New Year’s Eve is around the corner, and the trend these days is hosting your own end-of-the-year blowout bash. Given that most New Year’s parties these days are exorbitantly expensive (and often overcrowded), no doubt you can host your friends better than your local restaurants, nightclubs and hotels.
How do you manage to pull off an entertaining fete without lighting fireworks in your backyard? The devil is in the details, as they say.
1. Plan the evening’s wine list backwards
You don’t need me to tell you the most important item for the whole evening is the sparkling wine of choice to be quaffed at midnight. It’s crucial to pick this first, and I suggest centering the evening’s theme around it.
Although I sound like a traditionalist, I’m not. I give you permission to serve something other than Champagne — but it had better be sparkling.
For example, I once hosted a Portuguese-themed party because I wanted to have Vinho Verde as the midnight toast, a lightly effervescent Portuguese white wine that I love. I made sure I had it sparkling on ice and away from thirsty guests until just the right moment.
Meanwhile, the night began with other wonderful reds and whites from Portugal, alongside tasty meats, cheeses and pastries I’d enjoyed on my travels through the country. It ended up being a wonderfully memorable night.
2. Set and enforce a dress code
While I prefer keeping it relaxed, this is one night where upping your game is totally the right thing to do. You can have causal events any other night of the year.
Once I rang in the New Year in France, and my hosts planned a New Orleans night complete with masquerade masks. Invitations stated a firm “comfortable sophisticated — no jeans, masks provided,” which was a clever way to give guests a bit of leeway.
Keep in mind that when you level up the dress code, the rest of your evening needs to be one-upped as well; you don’t want the ladies showing off their diamonds while munching on cheap hot dogs.
Not feeling confident about setting a theme beyond the wine you plan to serve? Ask a couple of friends you know will come to any party what they’d enjoy.
3. Don’t forget opening and closing hours
Let’s be realistic: A healthy percentage of your guests will party hop. A good host knows this, and it’s your job to make it easy for your guests to not feel bad about it.
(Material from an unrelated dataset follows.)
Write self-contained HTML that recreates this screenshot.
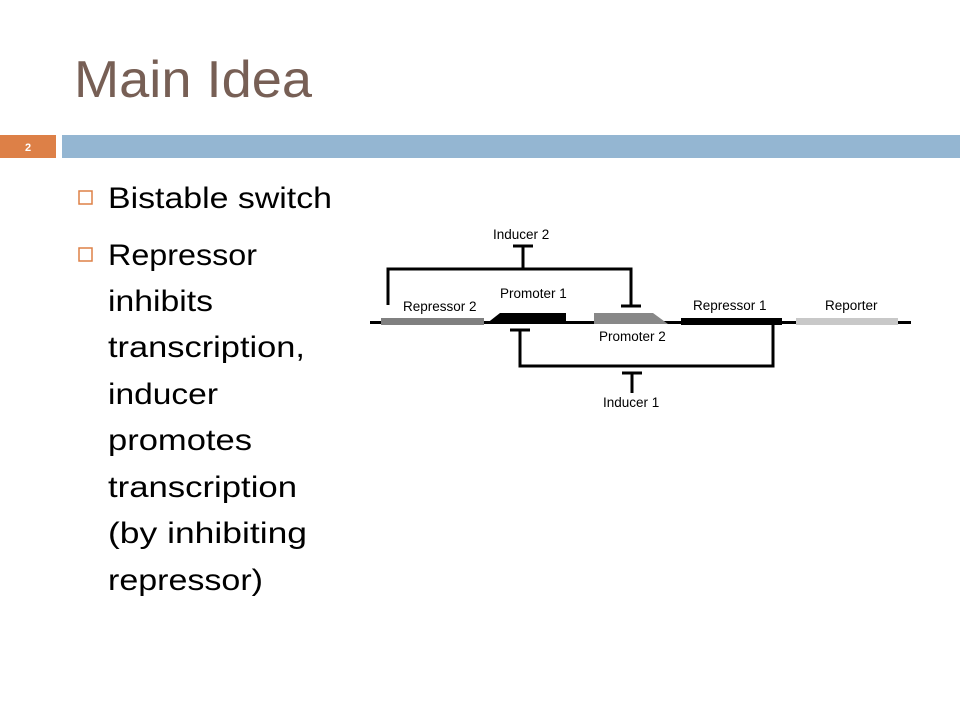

Easy fix? Set opening and closing hours. If you’re planning a sit-down meal, let people know what time dinner will be served (though I prefer buffet-style dining). Specify when your home will be open for entertaining and how late you expect the festivities to go. This sets a clear intention so guests can decide if they’re going to accept other invitations for the night.
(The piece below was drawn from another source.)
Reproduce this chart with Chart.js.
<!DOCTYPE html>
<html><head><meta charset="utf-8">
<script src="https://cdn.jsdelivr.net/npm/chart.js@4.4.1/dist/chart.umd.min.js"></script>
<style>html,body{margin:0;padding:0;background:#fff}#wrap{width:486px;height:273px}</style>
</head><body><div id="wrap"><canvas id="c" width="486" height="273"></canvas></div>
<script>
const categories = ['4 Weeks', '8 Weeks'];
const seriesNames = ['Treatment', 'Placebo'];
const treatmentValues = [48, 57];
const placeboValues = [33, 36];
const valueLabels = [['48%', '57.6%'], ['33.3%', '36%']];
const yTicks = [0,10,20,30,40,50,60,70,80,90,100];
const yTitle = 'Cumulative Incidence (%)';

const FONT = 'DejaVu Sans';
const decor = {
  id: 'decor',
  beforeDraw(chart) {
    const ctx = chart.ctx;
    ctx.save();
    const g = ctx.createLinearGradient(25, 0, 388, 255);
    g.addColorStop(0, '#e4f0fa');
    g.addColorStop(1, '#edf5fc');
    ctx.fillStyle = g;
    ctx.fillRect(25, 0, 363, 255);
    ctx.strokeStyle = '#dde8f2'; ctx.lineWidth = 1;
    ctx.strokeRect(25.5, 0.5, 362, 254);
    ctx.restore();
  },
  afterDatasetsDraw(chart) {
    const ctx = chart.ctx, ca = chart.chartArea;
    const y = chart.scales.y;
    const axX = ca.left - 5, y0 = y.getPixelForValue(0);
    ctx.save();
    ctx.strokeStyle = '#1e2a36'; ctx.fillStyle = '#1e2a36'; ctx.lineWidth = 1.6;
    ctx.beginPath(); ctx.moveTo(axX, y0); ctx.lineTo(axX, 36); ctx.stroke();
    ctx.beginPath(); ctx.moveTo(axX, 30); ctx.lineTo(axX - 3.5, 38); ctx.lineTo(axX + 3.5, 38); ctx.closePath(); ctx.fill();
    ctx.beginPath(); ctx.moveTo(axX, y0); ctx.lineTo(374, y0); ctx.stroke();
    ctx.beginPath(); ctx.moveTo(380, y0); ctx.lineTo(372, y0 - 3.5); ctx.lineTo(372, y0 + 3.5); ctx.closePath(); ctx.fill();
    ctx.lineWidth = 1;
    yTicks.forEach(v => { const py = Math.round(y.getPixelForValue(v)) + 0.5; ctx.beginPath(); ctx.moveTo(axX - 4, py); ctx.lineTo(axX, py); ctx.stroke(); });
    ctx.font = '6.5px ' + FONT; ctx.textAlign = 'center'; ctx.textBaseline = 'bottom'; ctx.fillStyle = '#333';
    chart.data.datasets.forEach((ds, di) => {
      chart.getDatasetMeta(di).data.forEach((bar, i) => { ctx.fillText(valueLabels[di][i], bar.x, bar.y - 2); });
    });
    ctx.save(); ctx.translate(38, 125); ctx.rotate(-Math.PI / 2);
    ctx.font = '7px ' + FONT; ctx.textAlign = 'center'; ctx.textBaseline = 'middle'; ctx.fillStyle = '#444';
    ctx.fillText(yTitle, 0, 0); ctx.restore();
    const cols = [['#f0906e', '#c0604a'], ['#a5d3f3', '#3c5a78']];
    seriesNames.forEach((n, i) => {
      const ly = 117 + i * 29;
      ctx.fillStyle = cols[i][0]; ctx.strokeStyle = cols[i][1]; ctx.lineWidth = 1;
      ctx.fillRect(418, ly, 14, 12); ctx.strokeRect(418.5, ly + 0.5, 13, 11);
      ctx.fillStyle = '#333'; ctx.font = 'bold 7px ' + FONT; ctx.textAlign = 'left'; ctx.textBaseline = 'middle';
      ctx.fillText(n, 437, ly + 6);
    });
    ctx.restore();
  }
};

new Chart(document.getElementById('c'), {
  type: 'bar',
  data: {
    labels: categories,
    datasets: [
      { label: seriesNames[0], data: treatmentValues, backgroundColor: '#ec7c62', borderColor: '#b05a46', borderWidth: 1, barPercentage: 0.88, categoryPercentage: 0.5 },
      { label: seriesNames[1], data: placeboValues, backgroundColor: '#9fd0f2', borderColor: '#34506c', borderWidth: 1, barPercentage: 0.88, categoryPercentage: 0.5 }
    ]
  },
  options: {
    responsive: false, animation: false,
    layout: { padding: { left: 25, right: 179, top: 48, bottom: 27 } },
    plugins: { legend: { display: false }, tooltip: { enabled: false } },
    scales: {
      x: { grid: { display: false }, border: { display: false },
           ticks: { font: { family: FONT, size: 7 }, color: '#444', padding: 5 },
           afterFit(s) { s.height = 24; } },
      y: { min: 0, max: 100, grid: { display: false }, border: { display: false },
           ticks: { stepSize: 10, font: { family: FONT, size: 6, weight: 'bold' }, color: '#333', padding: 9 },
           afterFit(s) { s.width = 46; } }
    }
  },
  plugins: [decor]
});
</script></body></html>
For example, I’m not huge on the late parties, but I prefer to bring out the snacks early. I tend to give guests a time frame, like 6 p.m. – 1 a.m., so kicking people out after the midnight toast isn’t unreasonable.
If you prefer some spontaneity, keep it open ended. But consider including specific instructions to help the night run more smoothly, like “the pork roast will be served at 7 p.m. sharp” or “arrive by 11:30 p.m. to grab your glass for the midnight toast.”
4. Share family traditions with your guests
I fondly remember many traditions my parents had for welcoming the New Year. For example, my mom used to put dollar bills outside on the porch before midnight, which was supposed to bring good fortune.
Inviting guests to participate in your family traditions is a wonderful way to share these stories, and can be a great conversation starter when guests recap their New Year’s celebration with work colleagues and friends. A memorable activity or tradition is a lot better than cheap party favors.